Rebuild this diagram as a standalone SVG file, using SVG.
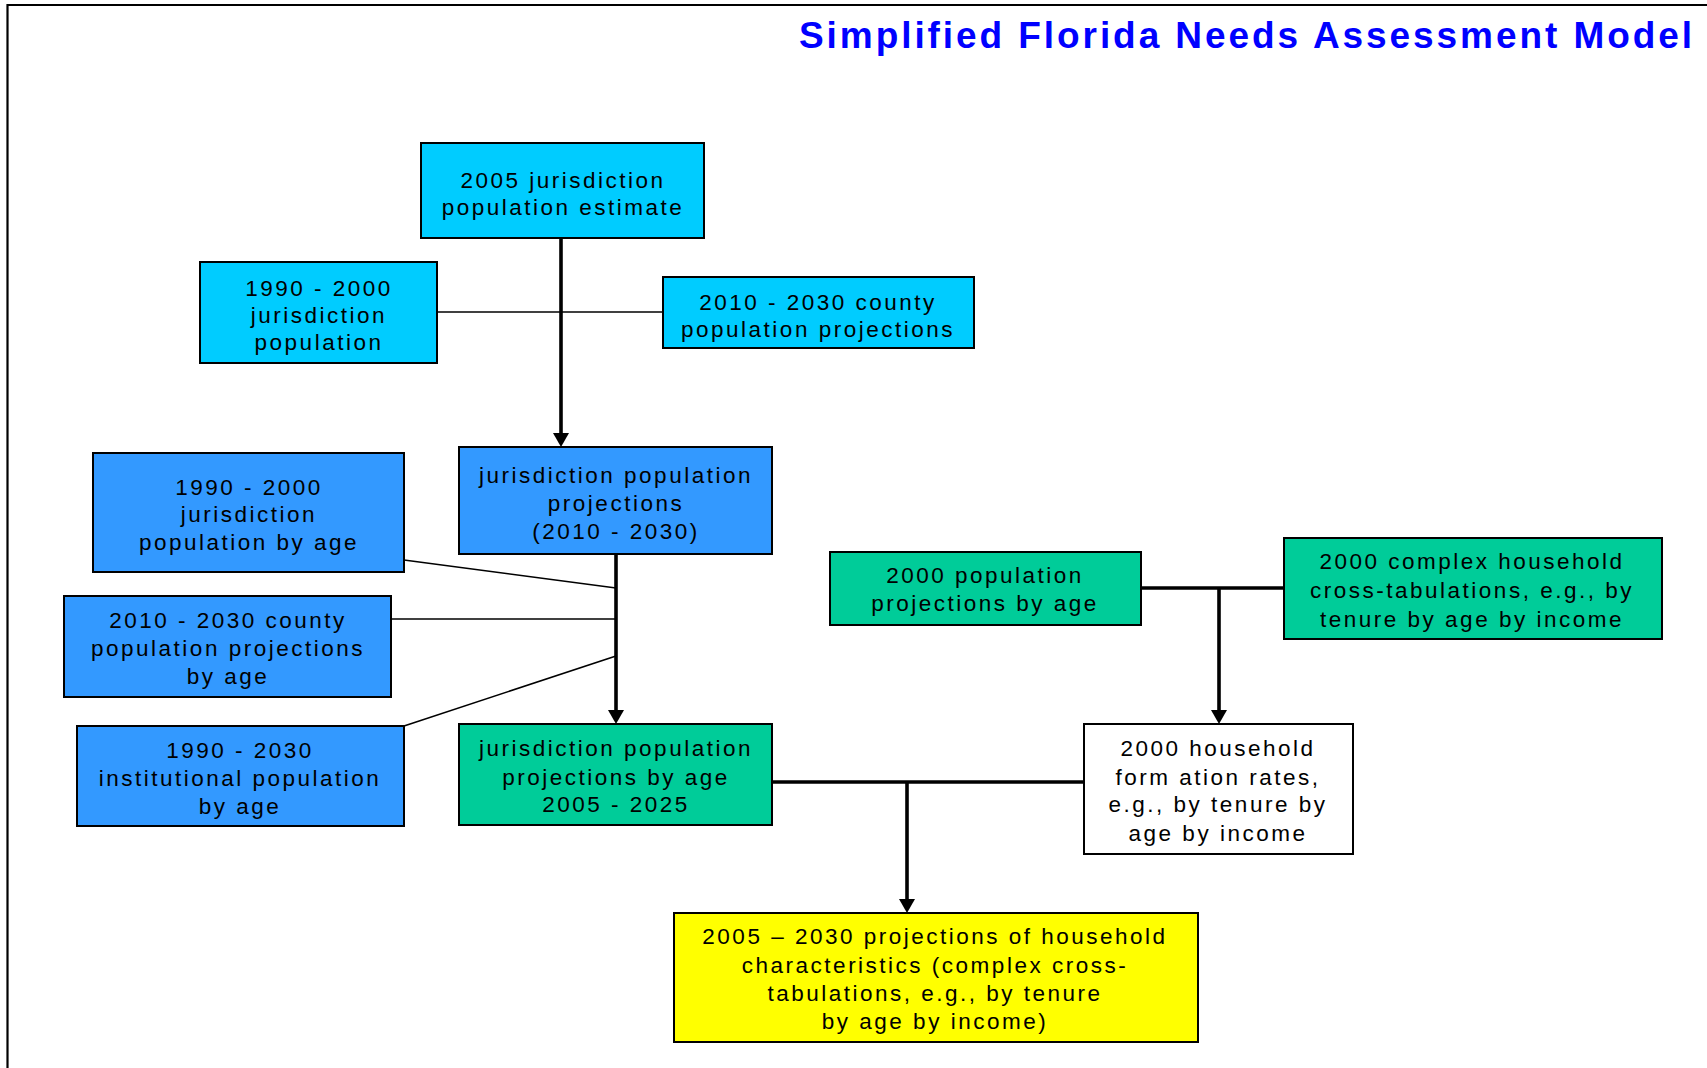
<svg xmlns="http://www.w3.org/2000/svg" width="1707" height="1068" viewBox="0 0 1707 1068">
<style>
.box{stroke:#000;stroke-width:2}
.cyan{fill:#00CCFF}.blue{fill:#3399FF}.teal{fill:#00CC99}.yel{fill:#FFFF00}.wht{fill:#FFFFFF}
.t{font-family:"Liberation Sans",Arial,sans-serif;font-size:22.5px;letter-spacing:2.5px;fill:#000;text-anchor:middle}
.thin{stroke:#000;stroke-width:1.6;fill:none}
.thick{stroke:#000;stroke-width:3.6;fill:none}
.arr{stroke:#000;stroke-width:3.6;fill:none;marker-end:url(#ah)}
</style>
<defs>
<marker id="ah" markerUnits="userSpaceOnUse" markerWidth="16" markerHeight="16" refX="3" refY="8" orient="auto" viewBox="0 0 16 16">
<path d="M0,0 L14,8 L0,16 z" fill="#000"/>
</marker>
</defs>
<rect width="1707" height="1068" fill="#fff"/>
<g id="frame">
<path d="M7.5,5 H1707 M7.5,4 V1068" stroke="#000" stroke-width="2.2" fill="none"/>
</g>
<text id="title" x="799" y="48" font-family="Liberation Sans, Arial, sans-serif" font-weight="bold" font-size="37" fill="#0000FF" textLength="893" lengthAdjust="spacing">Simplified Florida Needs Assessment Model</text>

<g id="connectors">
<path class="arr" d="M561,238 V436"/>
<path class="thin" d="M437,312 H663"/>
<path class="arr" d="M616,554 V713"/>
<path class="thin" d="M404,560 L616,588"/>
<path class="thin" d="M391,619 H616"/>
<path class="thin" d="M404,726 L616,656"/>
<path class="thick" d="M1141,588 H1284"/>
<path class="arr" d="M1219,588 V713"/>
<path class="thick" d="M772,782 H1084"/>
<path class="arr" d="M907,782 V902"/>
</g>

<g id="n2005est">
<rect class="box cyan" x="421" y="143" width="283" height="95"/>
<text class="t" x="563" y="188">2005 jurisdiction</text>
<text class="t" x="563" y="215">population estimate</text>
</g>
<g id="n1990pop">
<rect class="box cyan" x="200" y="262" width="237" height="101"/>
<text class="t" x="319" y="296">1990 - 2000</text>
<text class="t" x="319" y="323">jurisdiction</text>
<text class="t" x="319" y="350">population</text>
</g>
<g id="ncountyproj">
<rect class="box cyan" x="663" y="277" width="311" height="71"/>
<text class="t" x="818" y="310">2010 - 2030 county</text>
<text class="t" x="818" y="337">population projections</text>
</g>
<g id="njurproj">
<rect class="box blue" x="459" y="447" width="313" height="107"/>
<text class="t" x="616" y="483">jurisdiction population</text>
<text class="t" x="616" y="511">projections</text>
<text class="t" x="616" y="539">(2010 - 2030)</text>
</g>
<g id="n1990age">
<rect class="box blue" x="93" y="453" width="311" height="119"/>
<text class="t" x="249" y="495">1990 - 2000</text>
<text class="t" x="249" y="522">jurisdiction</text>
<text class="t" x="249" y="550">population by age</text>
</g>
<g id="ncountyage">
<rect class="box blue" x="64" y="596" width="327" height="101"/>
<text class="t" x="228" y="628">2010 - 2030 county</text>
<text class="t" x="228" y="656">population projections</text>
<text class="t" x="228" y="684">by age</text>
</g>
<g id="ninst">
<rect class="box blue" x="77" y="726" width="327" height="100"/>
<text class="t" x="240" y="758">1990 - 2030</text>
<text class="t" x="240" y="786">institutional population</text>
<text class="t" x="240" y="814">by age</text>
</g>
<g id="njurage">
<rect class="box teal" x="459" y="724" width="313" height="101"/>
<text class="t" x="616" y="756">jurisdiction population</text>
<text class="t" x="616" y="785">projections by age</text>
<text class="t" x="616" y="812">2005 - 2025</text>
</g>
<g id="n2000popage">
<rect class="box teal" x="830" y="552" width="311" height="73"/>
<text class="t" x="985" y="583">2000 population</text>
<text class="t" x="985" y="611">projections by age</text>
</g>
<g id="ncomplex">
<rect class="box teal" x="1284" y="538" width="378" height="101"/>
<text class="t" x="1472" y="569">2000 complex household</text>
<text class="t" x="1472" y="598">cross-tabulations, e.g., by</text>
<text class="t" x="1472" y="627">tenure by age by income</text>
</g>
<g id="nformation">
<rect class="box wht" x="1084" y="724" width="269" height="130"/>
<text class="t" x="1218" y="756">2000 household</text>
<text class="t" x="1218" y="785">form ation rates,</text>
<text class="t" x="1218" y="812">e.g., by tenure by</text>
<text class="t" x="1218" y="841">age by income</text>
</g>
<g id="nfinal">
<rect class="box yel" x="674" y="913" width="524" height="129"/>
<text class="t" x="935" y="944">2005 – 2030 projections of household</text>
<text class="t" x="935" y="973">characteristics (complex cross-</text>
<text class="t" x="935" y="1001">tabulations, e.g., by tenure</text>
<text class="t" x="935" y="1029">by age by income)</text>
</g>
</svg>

__DO THIS__. Do not include the images; transcribe the rest of the listing exactly.

__FINISHED TASK__.
Rebuild this diagram as a standalone SVG file, using SVG.
<svg xmlns="http://www.w3.org/2000/svg" width="1707" height="1068" viewBox="0 0 1707 1068">
<style>
.box{stroke:#000;stroke-width:2}
.cyan{fill:#00CCFF}.blue{fill:#3399FF}.teal{fill:#00CC99}.yel{fill:#FFFF00}.wht{fill:#FFFFFF}
.t{font-family:"Liberation Sans",Arial,sans-serif;font-size:22.5px;letter-spacing:2.5px;fill:#000;text-anchor:middle}
.thin{stroke:#000;stroke-width:1.6;fill:none}
.thick{stroke:#000;stroke-width:3.6;fill:none}
.arr{stroke:#000;stroke-width:3.6;fill:none;marker-end:url(#ah)}
</style>
<defs>
<marker id="ah" markerUnits="userSpaceOnUse" markerWidth="16" markerHeight="16" refX="3" refY="8" orient="auto" viewBox="0 0 16 16">
<path d="M0,0 L14,8 L0,16 z" fill="#000"/>
</marker>
</defs>
<rect width="1707" height="1068" fill="#fff"/>
<g id="frame">
<path d="M7.5,5 H1707 M7.5,4 V1068" stroke="#000" stroke-width="2.2" fill="none"/>
</g>
<text id="title" x="799" y="48" font-family="Liberation Sans, Arial, sans-serif" font-weight="bold" font-size="37" fill="#0000FF" textLength="893" lengthAdjust="spacing">Simplified Florida Needs Assessment Model</text>

<g id="connectors">
<path class="arr" d="M561,238 V436"/>
<path class="thin" d="M437,312 H663"/>
<path class="arr" d="M616,554 V713"/>
<path class="thin" d="M404,560 L616,588"/>
<path class="thin" d="M391,619 H616"/>
<path class="thin" d="M404,726 L616,656"/>
<path class="thick" d="M1141,588 H1284"/>
<path class="arr" d="M1219,588 V713"/>
<path class="thick" d="M772,782 H1084"/>
<path class="arr" d="M907,782 V902"/>
</g>

<g id="n2005est">
<rect class="box cyan" x="421" y="143" width="283" height="95"/>
<text class="t" x="563" y="188">2005 jurisdiction</text>
<text class="t" x="563" y="215">population estimate</text>
</g>
<g id="n1990pop">
<rect class="box cyan" x="200" y="262" width="237" height="101"/>
<text class="t" x="319" y="296">1990 - 2000</text>
<text class="t" x="319" y="323">jurisdiction</text>
<text class="t" x="319" y="350">population</text>
</g>
<g id="ncountyproj">
<rect class="box cyan" x="663" y="277" width="311" height="71"/>
<text class="t" x="818" y="310">2010 - 2030 county</text>
<text class="t" x="818" y="337">population projections</text>
</g>
<g id="njurproj">
<rect class="box blue" x="459" y="447" width="313" height="107"/>
<text class="t" x="616" y="483">jurisdiction population</text>
<text class="t" x="616" y="511">projections</text>
<text class="t" x="616" y="539">(2010 - 2030)</text>
</g>
<g id="n1990age">
<rect class="box blue" x="93" y="453" width="311" height="119"/>
<text class="t" x="249" y="495">1990 - 2000</text>
<text class="t" x="249" y="522">jurisdiction</text>
<text class="t" x="249" y="550">population by age</text>
</g>
<g id="ncountyage">
<rect class="box blue" x="64" y="596" width="327" height="101"/>
<text class="t" x="228" y="628">2010 - 2030 county</text>
<text class="t" x="228" y="656">population projections</text>
<text class="t" x="228" y="684">by age</text>
</g>
<g id="ninst">
<rect class="box blue" x="77" y="726" width="327" height="100"/>
<text class="t" x="240" y="758">1990 - 2030</text>
<text class="t" x="240" y="786">institutional population</text>
<text class="t" x="240" y="814">by age</text>
</g>
<g id="njurage">
<rect class="box teal" x="459" y="724" width="313" height="101"/>
<text class="t" x="616" y="756">jurisdiction population</text>
<text class="t" x="616" y="785">projections by age</text>
<text class="t" x="616" y="812">2005 - 2025</text>
</g>
<g id="n2000popage">
<rect class="box teal" x="830" y="552" width="311" height="73"/>
<text class="t" x="985" y="583">2000 population</text>
<text class="t" x="985" y="611">projections by age</text>
</g>
<g id="ncomplex">
<rect class="box teal" x="1284" y="538" width="378" height="101"/>
<text class="t" x="1472" y="569">2000 complex household</text>
<text class="t" x="1472" y="598">cross-tabulations, e.g., by</text>
<text class="t" x="1472" y="627">tenure by age by income</text>
</g>
<g id="nformation">
<rect class="box wht" x="1084" y="724" width="269" height="130"/>
<text class="t" x="1218" y="756">2000 household</text>
<text class="t" x="1218" y="785">form ation rates,</text>
<text class="t" x="1218" y="812">e.g., by tenure by</text>
<text class="t" x="1218" y="841">age by income</text>
</g>
<g id="nfinal">
<rect class="box yel" x="674" y="913" width="524" height="129"/>
<text class="t" x="935" y="944">2005 – 2030 projections of household</text>
<text class="t" x="935" y="973">characteristics (complex cross-</text>
<text class="t" x="935" y="1001">tabulations, e.g., by tenure</text>
<text class="t" x="935" y="1029">by age by income)</text>
</g>
</svg>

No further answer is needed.